I feel this work is overall novel concerning the technical content. However, I'd challenge the motivation of this work. In my view, despite the technical contributions, the analytical framework is more like the post hoc fashion "validation" of a simple experimental observation of predicting the attenuation jointly. This paper constructed a formal introduction to this method using the narrative and derivation. However, this is not a fundamental understanding or theory on why acceleration can be achieved by decoupling. It seems to me that cannot be understood as minimizing the transport cost (finding more straight paths), either.

That being said, although this work derived the analytical framework, it is not motivated in a principled manner or clearly explained using theory or experiments.

• Regarding the new diffusion formula, I do not see much difference with VP-SDE except for the different noise scheduling. Considering the best performing case where $h_t =c$, from $x_0 + \int_0^1h_t dt =0$ we know $h_t = -x_0$. That is, the forward SDE becomes $dx = -x_0dt + dw$ and the analytic form of $x_t$ becomes $x_t = (1-t)x_0 + \sqrt{t}\epsilon$. Compared with VP-SDE where $x_t = s(t) x_0 + \sigma(t) s(t) \epsilon$ (note that here I followed the notations in Karras’ EDM paper: https://arxiv.org/abs/2206.00364), we can see the main difference is how to set the noise scheduling. For example, to get $x_t = (1-t)x_0 + \sqrt{t}\epsilon$, we can simply set $s(t) := 1-t$ and $\sigma(t) = \sqrt{t} / (1-t)$. In such a sense, I don’t think the claimed “decoupling the forward process into image-to-zero and zero-to-noise mappings” is a special feature of the proposed method.
• Section 4.2 can be largely improved by focusing on the continuous formulation of diffusion models. In specific, the reverse process can be directly derived from a forward SDE (Anderson, 1982), and this has become a more standard way as it makes everything more clear (see Song’s Score-SDE paper and Karras’ EDM paper). There is no need to use the “continuous-time Markov chain” and re-derive the conditional Gaussian distribution from the KL perspective.

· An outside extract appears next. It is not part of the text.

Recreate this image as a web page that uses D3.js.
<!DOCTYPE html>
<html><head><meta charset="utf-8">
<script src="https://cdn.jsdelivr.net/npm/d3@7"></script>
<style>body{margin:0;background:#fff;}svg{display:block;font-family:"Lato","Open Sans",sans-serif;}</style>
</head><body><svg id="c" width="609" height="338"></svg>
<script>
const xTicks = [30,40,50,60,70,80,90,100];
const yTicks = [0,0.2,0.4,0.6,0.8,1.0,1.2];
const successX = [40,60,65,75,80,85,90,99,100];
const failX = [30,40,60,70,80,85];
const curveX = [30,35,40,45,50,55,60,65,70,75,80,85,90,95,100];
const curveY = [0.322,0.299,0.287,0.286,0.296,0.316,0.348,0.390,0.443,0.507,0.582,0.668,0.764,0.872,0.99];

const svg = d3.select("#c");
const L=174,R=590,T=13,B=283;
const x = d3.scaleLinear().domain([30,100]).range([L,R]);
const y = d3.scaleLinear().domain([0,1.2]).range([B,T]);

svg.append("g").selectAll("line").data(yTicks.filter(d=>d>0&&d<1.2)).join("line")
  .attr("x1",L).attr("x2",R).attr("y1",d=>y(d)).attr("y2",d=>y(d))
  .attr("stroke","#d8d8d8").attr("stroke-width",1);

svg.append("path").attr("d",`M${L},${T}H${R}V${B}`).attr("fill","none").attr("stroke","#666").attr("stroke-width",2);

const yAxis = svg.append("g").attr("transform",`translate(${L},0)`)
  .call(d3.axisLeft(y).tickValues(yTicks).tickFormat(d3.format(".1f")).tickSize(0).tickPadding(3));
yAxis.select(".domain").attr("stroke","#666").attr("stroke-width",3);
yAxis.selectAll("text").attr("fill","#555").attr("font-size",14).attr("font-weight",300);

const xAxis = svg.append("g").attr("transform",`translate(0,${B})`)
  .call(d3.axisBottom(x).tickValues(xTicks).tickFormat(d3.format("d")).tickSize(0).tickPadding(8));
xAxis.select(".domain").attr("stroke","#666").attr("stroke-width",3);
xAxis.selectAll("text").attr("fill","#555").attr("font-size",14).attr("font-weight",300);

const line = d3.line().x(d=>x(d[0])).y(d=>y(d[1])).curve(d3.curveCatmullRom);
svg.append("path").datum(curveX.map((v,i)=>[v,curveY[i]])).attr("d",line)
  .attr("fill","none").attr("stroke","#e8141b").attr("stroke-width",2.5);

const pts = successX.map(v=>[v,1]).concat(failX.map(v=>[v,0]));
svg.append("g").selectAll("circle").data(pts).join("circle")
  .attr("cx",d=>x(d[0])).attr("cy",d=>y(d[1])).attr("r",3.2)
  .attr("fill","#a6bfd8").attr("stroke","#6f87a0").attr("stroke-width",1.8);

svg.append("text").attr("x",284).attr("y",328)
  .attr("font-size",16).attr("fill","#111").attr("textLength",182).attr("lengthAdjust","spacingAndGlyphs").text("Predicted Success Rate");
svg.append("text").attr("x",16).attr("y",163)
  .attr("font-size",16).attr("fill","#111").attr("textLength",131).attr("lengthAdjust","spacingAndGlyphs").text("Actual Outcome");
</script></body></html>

• In the derivation of Eq (10) in Appendix A, I don’t know how you can obtain the second last equation in Eq (24). In particular, how do you evaluate the integral in the first term (from $t$ to $t - \Delta t$)? How do you get a grid of the cross-product term between ($h_{\theta} - h_t$ and $\epsilon_\theta - \epsilon$)?
• I am a little confused as to why the authors introduce $\phi_\theta$. It would be good to make it more precise how $\phi$ is related to $h_t$ and $x_0$.

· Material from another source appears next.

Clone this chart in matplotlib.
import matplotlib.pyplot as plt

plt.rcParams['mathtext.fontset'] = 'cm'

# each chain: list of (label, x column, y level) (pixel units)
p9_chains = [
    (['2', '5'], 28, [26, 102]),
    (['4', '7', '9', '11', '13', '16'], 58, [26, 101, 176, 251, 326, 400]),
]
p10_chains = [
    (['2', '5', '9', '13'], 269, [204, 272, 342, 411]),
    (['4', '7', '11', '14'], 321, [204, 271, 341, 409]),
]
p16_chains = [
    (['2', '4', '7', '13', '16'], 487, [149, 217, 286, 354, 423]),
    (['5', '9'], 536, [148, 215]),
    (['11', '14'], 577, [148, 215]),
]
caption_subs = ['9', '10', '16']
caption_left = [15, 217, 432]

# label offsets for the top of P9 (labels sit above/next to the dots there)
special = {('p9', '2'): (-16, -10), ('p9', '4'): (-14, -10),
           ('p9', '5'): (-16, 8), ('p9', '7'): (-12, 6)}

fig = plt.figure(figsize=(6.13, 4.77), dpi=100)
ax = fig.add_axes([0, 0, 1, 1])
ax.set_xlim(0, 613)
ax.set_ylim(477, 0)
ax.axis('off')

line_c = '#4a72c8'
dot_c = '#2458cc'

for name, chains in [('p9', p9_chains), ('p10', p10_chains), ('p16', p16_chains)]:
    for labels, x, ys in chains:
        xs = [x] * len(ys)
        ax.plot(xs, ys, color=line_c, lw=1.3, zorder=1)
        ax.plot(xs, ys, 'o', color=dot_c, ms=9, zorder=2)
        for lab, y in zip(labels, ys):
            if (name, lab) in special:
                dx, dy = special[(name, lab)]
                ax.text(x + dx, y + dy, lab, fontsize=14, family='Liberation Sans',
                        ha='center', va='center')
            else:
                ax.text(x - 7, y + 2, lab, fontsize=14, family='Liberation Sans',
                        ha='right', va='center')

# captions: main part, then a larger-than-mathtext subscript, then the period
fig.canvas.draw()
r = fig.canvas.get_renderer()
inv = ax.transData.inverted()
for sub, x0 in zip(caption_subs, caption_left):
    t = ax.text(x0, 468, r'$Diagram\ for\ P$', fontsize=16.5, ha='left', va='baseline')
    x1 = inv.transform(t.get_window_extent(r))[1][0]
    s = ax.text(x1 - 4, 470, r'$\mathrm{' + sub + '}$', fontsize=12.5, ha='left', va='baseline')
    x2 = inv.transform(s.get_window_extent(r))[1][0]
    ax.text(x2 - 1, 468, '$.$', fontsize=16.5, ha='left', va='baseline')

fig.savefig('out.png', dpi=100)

• One claimed advantage of “simultaneously predicting the image and noise components” allows $x_t$ to be aligned with both starting and ending points at each time step. But there are already some papers (e.g. EDM https://arxiv.org/abs/2206.00364 and v-prediction https://arxiv.org/abs/2202.00512) that consider the better alignment between image and noise components in their training objective.
• In Section 3, the training objective Eq (4) is not exactly from (Ho et al., 2020). Precisely, Ho et al., 2020 didn’t consider the integral over t. Also, the denoising score matching objective should be $\nabla_x \log q(x_t | x_0)$ instead of $\nabla_x \log q(x_t )$.
• In experiments, I think many strong baselines are missing. For example, on CIFAR-10, what is the performance of EDM and DDIM? On CelebA-HQ-256, what is the performance of LDM? On Super-resolution and Image painting, what is the performance of other diffusion-based methods, such as Palette (https://arxiv.org/abs/2111.05826) and I2SB (https://arxiv.org/abs/2302.05872). In particular, I2SB claims to achieve the SOTA performance within 10 steps.
• Minor presentation issues: (Zhang & Chen, 2022) is not a distillation-based method (in the last paragraph in the introduction). In abstract and many other places, the authors imply that ODE samplers can result in less diverse samples. It is not quite clear to me. Any evidence or reference on this? In Figure 3, what do you mean by saying “sample generated images from $t=0.4$”? Also, which group of curves is about FID and which one is about MSE?